Wer TALKS oder MOBILE SPEAK weiter verwenden möchte, muß auf das zunehmend schrumpfende Angebot der aussterbenden Handys im Rahmen der SYMBIAN-Generation zurückgreifen, wobei irgendwann ausschließlich der Gebrauchtwarensektor übrigbleibt. Das hat darüber hinaus die Einstellung der Weiterentwicklung dieser Hilfsmittelsoftware zur Folge.

Normales Handy mit serienmäßig installiertem Screenreader

Vorteile

Das Handy ist werksseitig für jeden Käufer, egal ob sehend, sehbehindert oder blind, mit einem Screenreader ausgestattet. Dieser muß nur per Bedarf eingeschaltet werden. Es fallen somit keine Zusatzkosten an, die mit der Nachrüstung von TALKS oder MOBILE SPEAK verbunden sind. Kaufen, einschalten, einmalig konfigurieren und benutzen!

Zwischenzeitlich existieren im Handel auch kleine Braillezeilen, die drahtlos mit dem IPHONE verbunden werden können.

Nachteile

Zur Zeit gibt es nur ein zuverlässiges Handy, das werksseitig mit einem Screenreader ausgestattet ist. Es handelt sich hierbei um das IPHONE von APPLE. Dieses Handy ist extrem teuer oder mit hohen Monatsgebühren seitens des Mobilproviders verbunden.

Das IPHONE ist nur mittels Touchscreen bedienbar. Wer damit Probleme hat oder sich keine Routine verbunden mit der entsprechenden Handhabung zutraut, sollte auf diesen Weg verzichten oder längere Trainingsphasen einkalkulieren.

Darüber hinaus kann man die Anwendung LOADSTONE nicht mit dem IPHONE betreiben. Jedoch existieren allgemein gebräuchliche und gleichzeitig zugängliche Navigationssysteme.

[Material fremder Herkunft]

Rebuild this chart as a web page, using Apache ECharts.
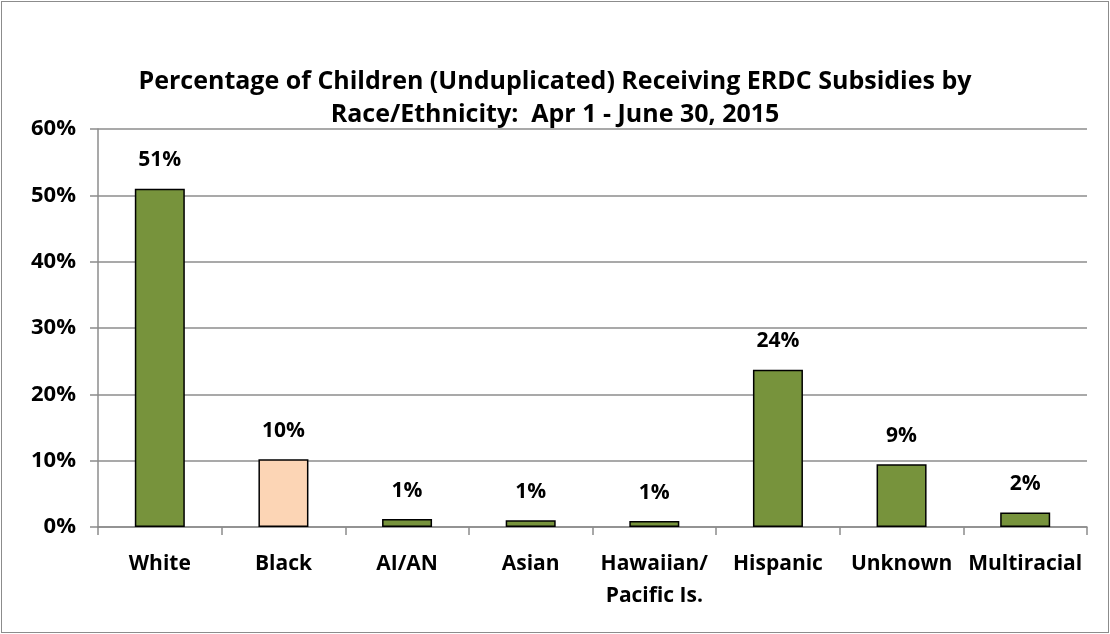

Warten auf eine preiswerte und Brauchbare Lösung

Verbunden mit dem Betriebssystem Android hat man versucht, für Blinde und Sehbehinderte Handys zugänglich zu machen. Jegliche Demonstrationen schienen mir bislang nicht sehr überzeugend. Die Geräte wirkten auf mich wie elektronische Zufallsgeneratoren. Manchmal funktionierte es - manchmal auch nicht. Die Zuverlässigkeit ließ oft zu wünschen übrig. Es mag ja sein, dass der eine oder andere eine andre Meinung vertritt und meint, ein derartiges Handy erfolgreich einzusetzen. Mir erscheint dieses jedoch als Experimentiersucht, aber Ich lasse mich gern von einer anderen Meinung überzeugen.

Wann, wie und zu welchen Konditionen das barrierefreie Handy mittels Android zuverlässig laufen wird, ist zur Zeit noch offen. Wahrscheinlich wird es auch beim aktuellen Status bleiben.